Tuesday, July 30, 2013


Starting Moby-Dick #3 & #4

#3

Melville gives his narrator a terrifying backstory: he has watched his ship sink with all hands. He has floated on a piece of wreckage (a coffin) for two days with no water. Only by lucky chance is he rescued by the crew of another whaler, The Rachel. Imagine hauling such a survivor on deck. You’d immediately think to ask this unfortunate and lucky man two questions: "Who are you?" and "What happened?" The narrator of this book has internalized those questions. Neither is easy to answer: Moby-Dick is the effort to try.

So Moby-Dick tells two stories: one a story of action, the second a drama of telling. The lone survivor of the Pequod has no one to turn to for corroboration. What he did not personally see, he will have to surmise and invent. He will need to turn to every resource of language, every technique of story-telling. And he will need to summon the courage to confront issues that, at the book’s start, he does not fully grasp. His story feels to him as elusive as one whale in all the sea.

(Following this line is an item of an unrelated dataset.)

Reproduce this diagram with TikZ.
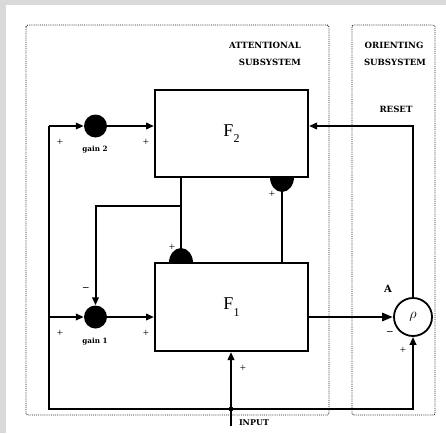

The action story is one thing, the problem of how to fully tell it another – these two concerns jostle each other almost to the end.

#4

Herman Melville lives in 19th century American New England. Whale oil lights its lanterns. If you're male and your family struggles economically, whaling secures you room and board as well as the possibility of monetary return. Melville had already worked four months as a sailor on the St. Lawrence, a merchant and passenger ship that took him from New York to Liverpool and back. He knew the nautical ropes. Poor and with no other prospects, in he left New Bedford harbor as a crewmember on the whaler Acushnet. He left in January, 1841, and would not return until the fall of 1844.

By the time Melville starts Moby-Dick, early in 1850, he has already written five works, all of them drawing on shipboard experiences. He has seen merchant ship life, whaling life, a good bit of England and Western Europe, the South Seas, the Hawaiian Islands, and ports along the South American coast. Cruelty, astonishment, confusion, violence, terror, the isolation of a becalmed ship at sea – all his experience he tries to process in the God-drenched, deeply ethical, profoundly ambitious Transcendentalist climate of pre-Civil War New England. Thoreau has gone into the woods in order to "front only the essential facts of life." Hawthorne has written The Scarlet Letter; he and Melville correspond. In Amherst, Emily Dickinson has started writing poems; in four years, Walt Whitman will publish his first Leaves of Grass. Something stirs in the New England air. Emerson says “Nature always wears the color of the spirit.” Language seems made for the largest themes.